Under the hood, they are transformed into ForkJoinTask objects. I know that ForkJoinPool is efficient when a task is split into smaller ones recursively.
Question:
Does work-stealing still work in the ForkJoinPool if there is no recursion?
Is it worth it in this case?
Update 1: Tasks are small and can be unbalanced. Even for strictly equal tasks, such things like context switching, thread scheduling, parking, pages misses etc. get in the way leading to the imbalance.

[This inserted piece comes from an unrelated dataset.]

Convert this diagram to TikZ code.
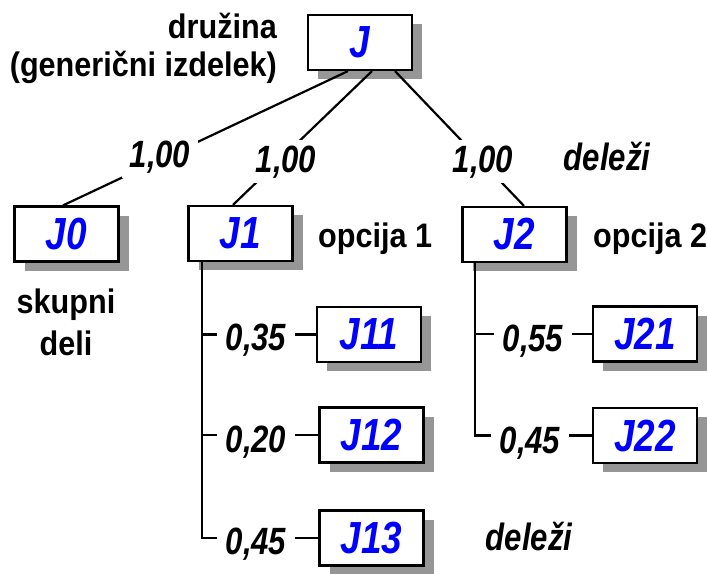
\documentclass[tikz,border=0pt]{standalone}
\usepackage{fontspec}
\setmainfont{Liberation Sans}
\newfontfamily\narrowf[FakeStretch=0.82]{Liberation Sans}
\newfontfamily\semif[FakeStretch=0.9]{Liberation Sans}
\usetikzlibrary{shadows}
\definecolor{shadowgray}{RGB}{150,150,150}
\definecolor{lblue}{RGB}{0,0,255}
\begin{document}
\begin{tikzpicture}[x=1pt,y=-1pt,
  box/.style={draw, line width=2.2pt, fill=white, minimum width=104pt, minimum height=55pt,
    inner sep=0pt, text=lblue, font=\narrowf\fontsize{45}{46}\selectfont\bfseries\itshape,
    drop shadow={shadow xshift=10pt, shadow yshift=-9pt, fill=shadowgray, opacity=1}},
  txt/.style={inner sep=0pt, font=\semif\fontsize{34}{38}\selectfont\bfseries},
  num/.style={inner sep=0pt, font=\narrowf\fontsize{38}{40}\selectfont\bfseries\itshape},
  wnum/.style={num, fill=white, inner xsep=8pt, inner ysep=5pt},
  conn/.style={line width=2.2pt},
]
\useasboundingbox[fill=white] (0,0) rectangle (708,573);

% boxes
\node[box] (J)   at (360,42.5)  {J};
\node[box] (J0)  at (66.5,234)  {J0};
\node[box] (J1)  at (240.5,233.5) {J1};
\node[box] (J2)  at (514.5,234.5) {J2};
\node[box] (J11) at (369,334.5) {J11};
\node[box] (J12) at (371.5,435) {J12};
\node[box] (J13) at (371.5,538) {J13};
\node[box] (J21) at (645,334)   {J21};
\node[box] (J22) at (645,435.5) {J22};

% connectors
\draw[conn] ([xshift=-12pt]J.south) -- ([xshift=-3.5pt]J0.north);
\draw[conn] ([xshift=12pt]J.south) -- ([xshift=-7.5pt]J1.north);
\draw[conn] ([xshift=35pt]J.south) -- ([xshift=9.5pt]J2.north);

\coordinate (t1) at ([xshift=14.5pt]J1.south west);
\draw[conn] (t1) |- (J13.west);
\draw[conn] (t1 |- J11.west) -- (J11.west);
\draw[conn] (t1 |- J12.west) -- (J12.west);

\coordinate (t2) at ([xshift=13.5pt]J2.south west);
\draw[conn] (t2) |- (J22.west);
\draw[conn] (t2 |- J21.west) -- (J21.west);

% share labels
\node[wnum, anchor=base] (w0) at (160,167) {1,00};
\node[wnum, anchor=base] (w1) at (286,172) {1,00};
\node[wnum, anchor=base] (w2) at (483,172) {1,00};
\node[num, anchor=base] (d1) at (607,170) {deleži};

\node[wnum, anchor=base, inner xsep=9pt] (p11) at (256,350) {0,35};
\node[wnum, anchor=base, inner xsep=9pt] (p12) at (256,452) {0,20};
\node[wnum, anchor=base, inner xsep=9pt] (p13) at (256,554) {0,45};
\node[wnum, anchor=base, inner xsep=9pt] (p21) at (533,351) {0,55};
\node[wnum, anchor=base, inner xsep=9pt] (p22) at (530,453) {0,45};
\node[num, anchor=base] (d2) at (529,550) {deleži};

% text labels
\node[txt, align=right, anchor=east] (fam) at (277,48) {družina\\(generični izdelek)};
\node[txt, anchor=base west] (o1) at (318,247) {opcija 1};
\node[txt, anchor=base west] (o2) at (593,247) {opcija 2};
\node[inner sep=0pt, font=\semif\fontsize{34}{42}\selectfont\bfseries, align=center] (sk) at (66,322) {skupni\\deli};
\end{tikzpicture}
\end{document}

Update 2: Doug Lea wrote in the Concurrency JSR-166 Interest group, by giving a hint on this:
This also greatly improves throughput when all tasks are async and submitted to the pool rather than forked, which becomes a reasonable way to structure actor frameworks, as well as many plain services that you might otherwise use ThreadPoolExecutor for.
I presume, when it comes to reasonably small CPU-bound tasks, ForkJoinPool is the way to go, thanks to this optimization. The main point is that these tasks are already small and needn't a recursive decomposition. Work-stealing works, regardless whether it is a big or small task - tasks can be grabbed by another free worker from the Deque's tail of a busy worker.
Update 3: Scalability of ForkJoinPool - benchmarking by Akka team of ping-pong shows great results.
Despite this, to apply ForkJoinPool more efficiently requires performance tuning.